The request: Go through the listing and set it down exactly, leaving out its pictures.

Entries provided:
>> START

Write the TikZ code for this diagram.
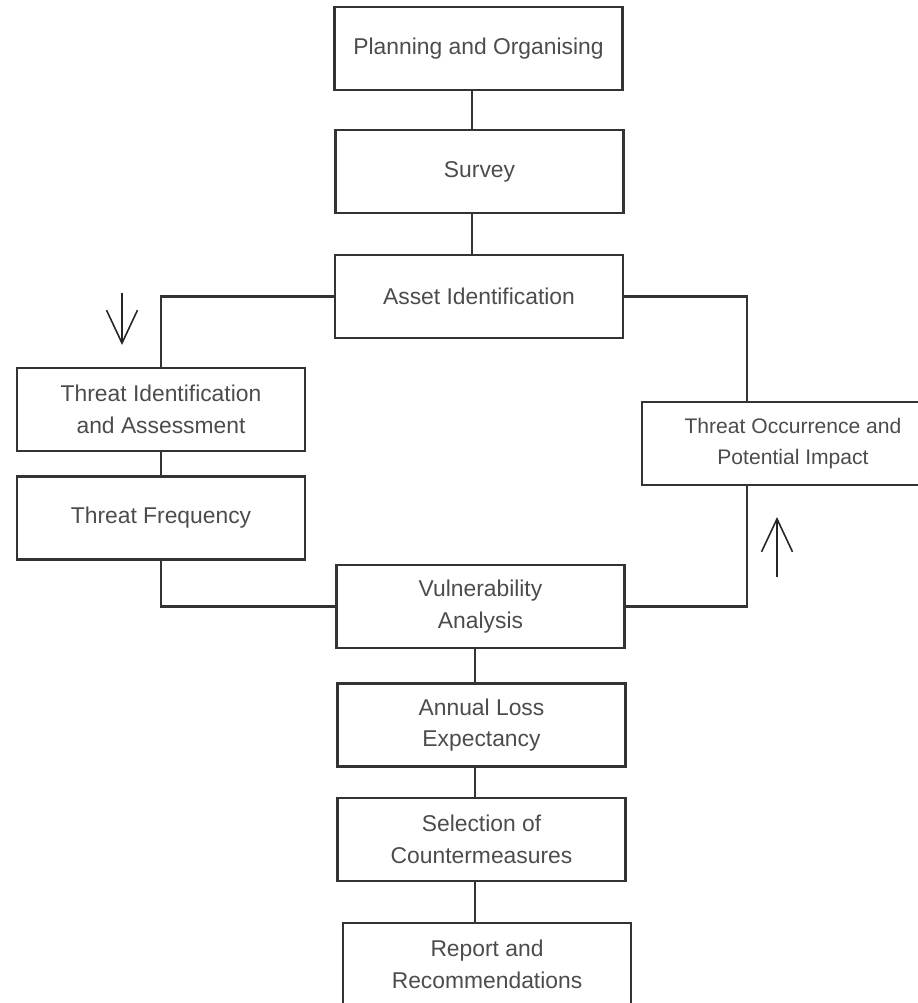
\documentclass[tikz,border=0pt]{standalone}
\usepackage{fontspec}
\setmainfont{Liberation Sans}
\usetikzlibrary{arrows.meta}
\begin{document}
\begin{tikzpicture}[x=0.02cm, y=-0.02cm,
	stage/.style = {draw=black!80, line width=1.2pt, minimum width=5.76cm, minimum height=1.66cm,
		align=center, text=black!70, font=\fontsize{13}{18}\selectfont},
	link/.style = {draw=black!80, line width=1.2pt},
	handarrow/.style = {black!85, line width=0.9pt, -{Straight Barb[length=0.66cm, width=0.62cm]}}]
	\useasboundingbox (0,0) rectangle (917,1003);
	% main column
	\node [stage] (plan) at (478.5,48.5) {Planning and Organising};
	\node [stage] (survey) at (479.5,171.5) {Survey};
	\node [stage] (asset) at (479,296.5) {Asset Identification};
	\node [stage] (vuln) at (480.5,606.5) {Vulnerability\\Analysis};
	\node [stage] (ale) at (481.5,725) {Annual Loss\\Expectancy};
	\node [stage] (select) at (481.5,839.5) {Selection of\\Countermeasures};
	\node [stage] (report) at (487,964.5) {Report and\\Recommendations};
	% side branches
	\node [stage] (threatid) at (161,409.5) {Threat Identification\\and Assessment};
	\node [stage] (freq) at (161,518) {Threat Frequency};
	\node [stage, minimum width=6.04cm, font=\fontsize{12}{18}\selectfont] (occur) at (793,443.5)
		{Threat Occurrence and\\Potential Impact};
	\coordinate (topline) at (472,0);
	\coordinate (lowline) at (475,0);
	\coordinate (rline) at (747,0);
	\draw [link] (plan.south -| topline) -- (survey.north -| topline);
	\draw [link] (survey.south -| topline) -- (asset.north -| topline);
	\draw [link] (asset.west) -| (threatid.north);
	\draw [link] (threatid) -- (freq);
	\draw [link] (freq.south) |- (vuln.west);
	\draw [link] (asset.east) -| (rline |- occur.north);
	\draw [link] (occur.south -| rline) |- (vuln.east);
	\draw [link] (vuln.south -| lowline) -- (ale.north -| lowline);
	\draw [link] (ale.south -| lowline) -- (select.north -| lowline);
	\draw [link] (select.south -| lowline) -- (report.north -| lowline);
	% hand drawn arrows
	\coordinate (dnfrom) at (122,293);
	\coordinate (dnto) at (122,345);
	\coordinate (upfrom) at (777,577);
	\coordinate (upto) at (777,517);
	\draw [handarrow] (dnfrom) -- (dnto);
	\draw [handarrow] (upfrom) -- (upto);
\end{tikzpicture}
\end{document}
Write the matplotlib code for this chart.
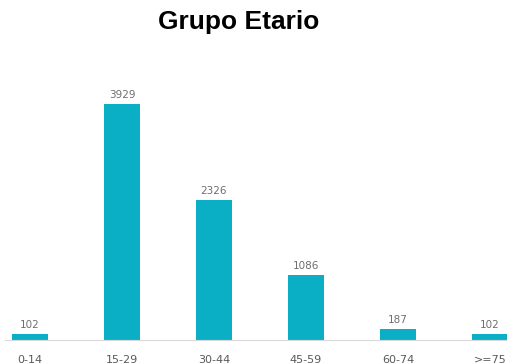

>> END

Solved problem:
Write the TikZ code for this diagram.
\documentclass[tikz,border=0pt]{standalone}
\usepackage{fontspec}
\setmainfont{Liberation Sans}
\usetikzlibrary{arrows.meta}
\begin{document}
\begin{tikzpicture}[x=0.02cm, y=-0.02cm,
	stage/.style = {draw=black!80, line width=1.2pt, minimum width=5.76cm, minimum height=1.66cm,
		align=center, text=black!70, font=\fontsize{13}{18}\selectfont},
	link/.style = {draw=black!80, line width=1.2pt},
	handarrow/.style = {black!85, line width=0.9pt, -{Straight Barb[length=0.66cm, width=0.62cm]}}]
	\useasboundingbox (0,0) rectangle (917,1003);
	% main column
	\node [stage] (plan) at (478.5,48.5) {Planning and Organising};
	\node [stage] (survey) at (479.5,171.5) {Survey};
	\node [stage] (asset) at (479,296.5) {Asset Identification};
	\node [stage] (vuln) at (480.5,606.5) {Vulnerability\\Analysis};
	\node [stage] (ale) at (481.5,725) {Annual Loss\\Expectancy};
	\node [stage] (select) at (481.5,839.5) {Selection of\\Countermeasures};
	\node [stage] (report) at (487,964.5) {Report and\\Recommendations};
	% side branches
	\node [stage] (threatid) at (161,409.5) {Threat Identification\\and Assessment};
	\node [stage] (freq) at (161,518) {Threat Frequency};
	\node [stage, minimum width=6.04cm, font=\fontsize{12}{18}\selectfont] (occur) at (793,443.5)
		{Threat Occurrence and\\Potential Impact};
	\coordinate (topline) at (472,0);
	\coordinate (lowline) at (475,0);
	\coordinate (rline) at (747,0);
	\draw [link] (plan.south -| topline) -- (survey.north -| topline);
	\draw [link] (survey.south -| topline) -- (asset.north -| topline);
	\draw [link] (asset.west) -| (threatid.north);
	\draw [link] (threatid) -- (freq);
	\draw [link] (freq.south) |- (vuln.west);
	\draw [link] (asset.east) -| (rline |- occur.north);
	\draw [link] (occur.south -| rline) |- (vuln.east);
	\draw [link] (vuln.south -| lowline) -- (ale.north -| lowline);
	\draw [link] (ale.south -| lowline) -- (select.north -| lowline);
	\draw [link] (select.south -| lowline) -- (report.north -| lowline);
	% hand drawn arrows
	\coordinate (dnfrom) at (122,293);
	\coordinate (dnto) at (122,345);
	\coordinate (upfrom) at (777,577);
	\coordinate (upto) at (777,517);
	\draw [handarrow] (dnfrom) -- (dnto);
	\draw [handarrow] (upfrom) -- (upto);
\end{tikzpicture}
\end{document}
Write the matplotlib code for this chart.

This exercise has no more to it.